Theoretically, my dissertation will conceptualize the variety of wartime experiences – understood as one’s exposure to war and the lessons they draw from that exposure – and the degree to which they generate detectable, persistent community level political outcomes. Specifically, I trace the U.S.’s involvement in World War II to draw insights about the political legacies of democratic states’ involvement in foreign wars. Empirically, I use underexplored microlevel data on military service to connect the experiences of veterans deployed abroad to their home communities. Drawing on data from the National Archives ranging from US Army enlistments, casualties, POWs, and infantry combat unit rosters, my dissertation aims to provide systematic coverage of the various ways in which American communities were impacted by the war effort.

This research matters for our broader theoretical understanding of the effects of conflict and its relevance to contemporary policy debates. A conventional wisdom is that major wars unify the nation, whereby collective sacrifice can instill new political attitudes or inspire new coalitional dynamics. In the US context, however, it is unclear how long these effects might last, the mechanisms by which they are transmitted, and how different types of wartime experience translates into different political outcomes. By attending to the historical roots of America’s engaged international posture, my dissertation sheds light on how the foreign policy of powerful states is informed by the lessons its people formed about past conflicts.
Additional Research
Co-Optation at the Creation: Leaders, Elite Consensus, and Postwar International Order
(with Austin Carson)
Security Studies 31, no. 4 (2022): 634-666 (link)

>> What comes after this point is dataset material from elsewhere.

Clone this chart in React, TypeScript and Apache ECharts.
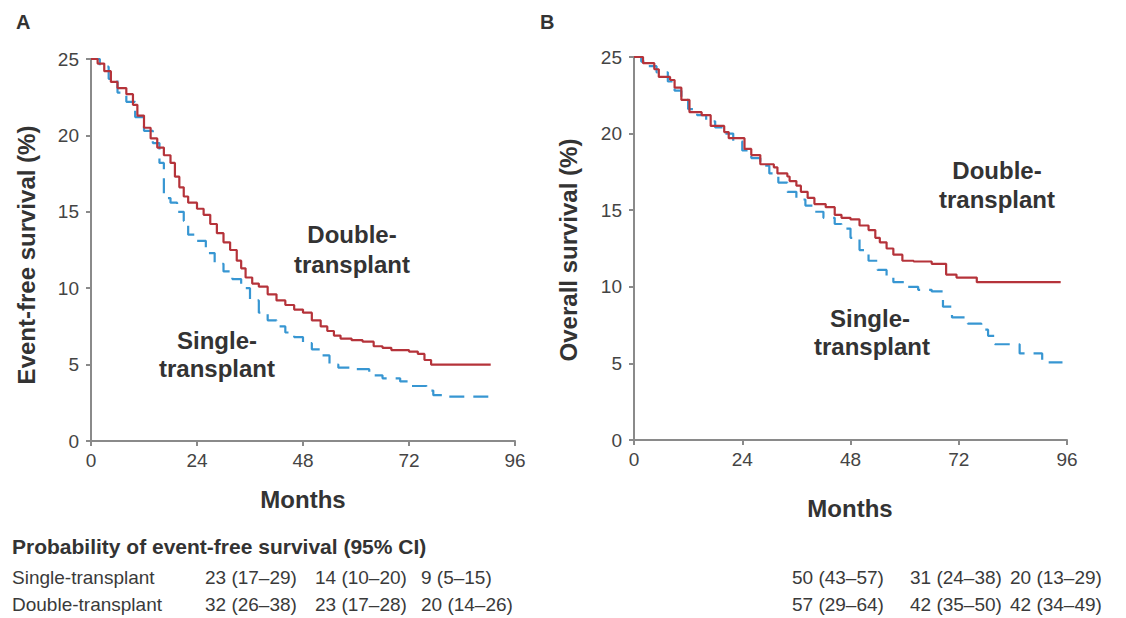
import React, { useEffect, useRef } from "react";
import * as echarts from "echarts";

// Month ticks and survival ticks
const monthTicks = [0, 24, 48, 72, 96];
const survivalTicks = [0, 5, 10, 15, 20, 25];

// Panel A: event-free survival, [month, value]
const efsDouble: number[][] = [
  [0, 25], [1.5, 24.7], [3, 24.2], [4.5, 23.5], [6, 23.1], [8, 22.7], [9.5, 22], [10.5, 21.3],
  [12, 20.5], [13.5, 19.8], [15, 19.2], [16.5, 18.7], [18, 18.2], [19, 17.3], [20, 16.6], [21, 16.0],
  [22, 15.6], [24, 15.2], [25.5, 14.8], [27, 14.2], [28.5, 13.6], [30, 13.0], [31.5, 12.5], [33, 11.8],
  [34, 11.3], [35, 10.7], [36.5, 10.3], [38, 10.1], [40, 9.6], [42, 9.2], [44, 8.9], [46, 8.6],
  [48, 8.4], [50, 7.9], [52, 7.5], [53.5, 7.2], [55, 6.9], [56.5, 6.7], [59, 6.6], [61.5, 6.5],
  [64, 6.2], [66, 6.1], [68, 5.95], [72, 5.85], [74, 5.7], [75.5, 5.3], [77, 5.0], [90.5, 5.0],
];
const efsSingle: number[][] = [
  [0, 25], [2, 24.5], [4, 23.7], [6, 22.8], [8, 22.2], [10, 21.2], [12, 20.3], [14, 19.5],
  [15.5, 18.2], [16.5, 15.9], [18, 15.6], [19.5, 15.0], [21, 14.4], [22, 13.5], [24, 13.1],
  [26, 12.3], [28, 11.6], [30, 11.1], [32, 10.6], [34, 10.0], [36, 9.2], [38, 8.4], [40, 7.9],
  [42, 7.5], [44, 7.1], [46, 6.8], [48, 6.4], [50, 6.0], [52, 5.6], [54, 5.0], [56, 4.8],
  [60, 4.7], [63, 4.3], [66, 4.1], [70, 3.9], [72, 3.6], [76, 3.3], [77.5, 3.0], [80, 2.9], [92, 2.9],
];

// Panel B: overall survival, [month, value]
const osDouble: number[][] = [
  [0, 25], [2, 24.6], [4.5, 24.2], [5.5, 23.7], [8, 23.5], [9, 23.0], [10.5, 22.2], [12.3, 21.4],
  [15, 21.2], [17, 20.5], [20, 20.1], [21, 19.7], [23.5, 19.7], [24.5, 19.0], [26, 18.6], [28, 18.0],
  [31, 17.8], [31.8, 17.4], [34, 17.2], [34.5, 16.9], [36, 16.6], [37, 16.2], [38.5, 15.8], [40, 15.4],
  [42.5, 15.2], [44.5, 14.7], [46, 14.5], [48, 14.4], [50, 14.0], [52, 13.7], [53.5, 13.2], [54.5, 12.9],
  [56, 12.5], [57.5, 12.1], [59.5, 11.7], [62, 11.65], [66, 11.5], [69.2, 10.8], [71.5, 10.6],
  [76, 10.3], [94.6, 10.3],
];
const osSingle: number[][] = [
  [0, 25], [1.6, 24.7], [3, 24.4], [5, 24], [7.5, 23.4], [9, 22.8], [10.5, 22.2], [12, 21.6],
  [14, 21.2], [16, 20.8], [18, 20.4], [20, 20.0], [22, 19.5], [24, 18.9], [26, 18.4], [28, 17.9],
  [30, 17.4], [32, 16.8], [34, 16.2], [36, 15.7], [38, 15.3], [40, 14.9], [42, 14.5], [44.5, 14.1],
  [46, 13.8], [48, 13.2], [50, 12.4], [52, 11.7], [54, 11.1], [56, 10.6], [57.5, 10.3], [60, 10.0],
  [63, 9.8], [66, 9.7], [68.5, 8.7], [70.5, 8.0], [74, 7.6], [77, 7.2], [78.5, 6.8], [80, 6.25],
  [85.5, 5.65], [90.5, 5.07], [95, 5.07],
];

// Table below charts
const tableTitle = "Probability of event-free survival (95% CI)";
const rowNames = ["Single-transplant", "Double-transplant"];
const efsTable = [
  ["23 (17–29)", "14 (10–20)", "9 (5–15)"],
  ["32 (26–38)", "23 (17–28)", "20 (14–26)"],
];
const osTable = [
  ["50 (43–57)", "31 (24–38)", "20 (13–29)"],
  ["57 (29–64)", "42 (35–50)", "42 (34–49)"],
];

const RED = "#b5333a";
const BLUE = "#3796d2";
const AXIS = "#8a8a8a";
const TEXT = "#333333";
const FONT = "'Liberation Sans', Arial, Helvetica, sans-serif";

export default function App() {
  const ref = useRef<HTMLDivElement>(null);
  useEffect(() => {
    document.body.style.margin = "0";
    const chart = echarts.init(ref.current!, undefined, { renderer: "svg" });

    const xAxisBase = (gridIndex: number) => ({
      type: "value" as const,
      gridIndex,
      min: monthTicks[0],
      max: monthTicks[monthTicks.length - 1],
      interval: 24,
      axisLine: { show: true, lineStyle: { color: AXIS, width: 2 } },
      axisTick: { show: true, length: 5, lineStyle: { color: AXIS, width: 2 } },
      axisLabel: { color: "#444", fontSize: 19, fontFamily: FONT, margin: 10 },
      splitLine: { show: false },
    });
    const yAxisBase = (gridIndex: number) => ({
      type: "value" as const,
      gridIndex,
      min: survivalTicks[0],
      max: survivalTicks[survivalTicks.length - 1],
      interval: 5,
      axisLine: { show: true, lineStyle: { color: AXIS, width: 2 } },
      axisTick: { show: true, length: 5, lineStyle: { color: AXIS, width: 2 } },
      axisLabel: { color: "#444", fontSize: 19, fontFamily: FONT, margin: 12 },
      splitLine: { show: false },
    });

    const lineSeries = (data: number[][], idx: number, color: string, dashed: boolean) => ({
      type: "line" as const,
      xAxisIndex: idx,
      yAxisIndex: idx,
      data,
      step: "end" as const,
      showSymbol: false,
      symbol: "none",
      lineStyle: { color, width: 2.2, type: dashed ? [15, 9] : "solid" },
      z: dashed ? 2 : 3,
    });

    const txt = (text: string, x: number, y: number, opts: any = {}) => ({
      type: "text" as const,
      x,
      y,
      rotation: opts.rotation || 0,
      style: {
        text,
        fill: opts.fill || TEXT,
        font: `${opts.bold ? "bold " : ""}${opts.size || 18}px ${FONT}`,
        align: opts.align || "left",
        verticalAlign: "middle",
      },
    });

    const graphics: any[] = [
      txt("A", 16, 22, { bold: true, size: 20 }),
      txt("B", 540, 22, { bold: true, size: 20 }),
      txt("Event-free survival (%)", 26, 255, { bold: true, size: 24, align: "center", rotation: Math.PI / 2 }),
      txt("Overall survival (%)", 568, 250, { bold: true, size: 24, align: "center", rotation: Math.PI / 2 }),
      txt("Months", 303, 499, { bold: true, size: 24, align: "center" }),
      txt("Months", 850, 508, { bold: true, size: 24, align: "center" }),
      txt("Double-", 352, 234, { bold: true, size: 24, align: "center" }),
      txt("transplant", 352, 264, { bold: true, size: 24, align: "center" }),
      txt("Single-", 217, 340, { bold: true, size: 24, align: "center" }),
      txt("transplant", 217, 368, { bold: true, size: 24, align: "center" }),
      txt("Double-", 997, 170, { bold: true, size: 24, align: "center" }),
      txt("transplant", 997, 199, { bold: true, size: 24, align: "center" }),
      txt("Single-", 870, 318, { bold: true, size: 24, align: "center" }),
      txt("transplant", 872, 346, { bold: true, size: 24, align: "center" }),
      txt(tableTitle, 12, 546, { bold: true, size: 21 }),
    ];
    const rowY = [577, 604];
    const leftCols = [205, 315, 421];
    const rightCols = [792, 910, 1010];
    rowNames.forEach((name, r) => {
      graphics.push(txt(name, 12, rowY[r], { size: 19, fill: "#3a3a3a" }));
      efsTable[r].forEach((v, c) => graphics.push(txt(v, leftCols[c], rowY[r], { size: 19, fill: "#3a3a3a" })));
      osTable[r].forEach((v, c) => graphics.push(txt(v, rightCols[c], rowY[r], { size: 19, fill: "#3a3a3a" })));
    });

    chart.setOption({
      animation: false,
      backgroundColor: "#ffffff",
      grid: [
        { left: 91, top: 59, width: 424, height: 382 },
        { left: 634, top: 57, width: 433, height: 383 },
      ],
      xAxis: [xAxisBase(0), xAxisBase(1)],
      yAxis: [yAxisBase(0), yAxisBase(1)],
      series: [
        lineSeries(efsSingle, 0, BLUE, true),
        lineSeries(efsDouble, 0, RED, false),
        lineSeries(osSingle, 1, BLUE, true),
        lineSeries(osDouble, 1, RED, false),
      ],
      graphic: graphics,
    });
    return () => chart.dispose();
  }, []);
  return (
    <div
      ref={ref}
      style={{ position: "fixed", left: 0, top: 0, width: 1126, height: 618, background: "#fff" }}
    />
  );
}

This article analyzes how democratic leaders cultivate an elite consensus in favor of participating in international institutions. We theorize two tactics to prevent elite dissent. Delegating early policy development to technocratic and nonpartisan experts can set a depoliticized tone. Later integration of opposition elites into the process can create powerful advocates that expand support to a consensus. We assess contrasting fates of the United Nations (UN) and International Trade Organization (ITO). Haunted by Woodrow Wilson’s failure to win approval for the League of Nations, leaders outsourced early planning for a UN to the Council on Foreign Relations. Later, Franklin D. Roosevelt and top aides tapped moderate Republicans for the US delegation to San Francisco, creating powerful Republican advocates. In contrast, leaders developed the ITO in-house and excluded legislative elites in final negotiations, provoking elite dissent. These tactics shed new light on leaders, elites, and the domestic politics of international order and hegemony.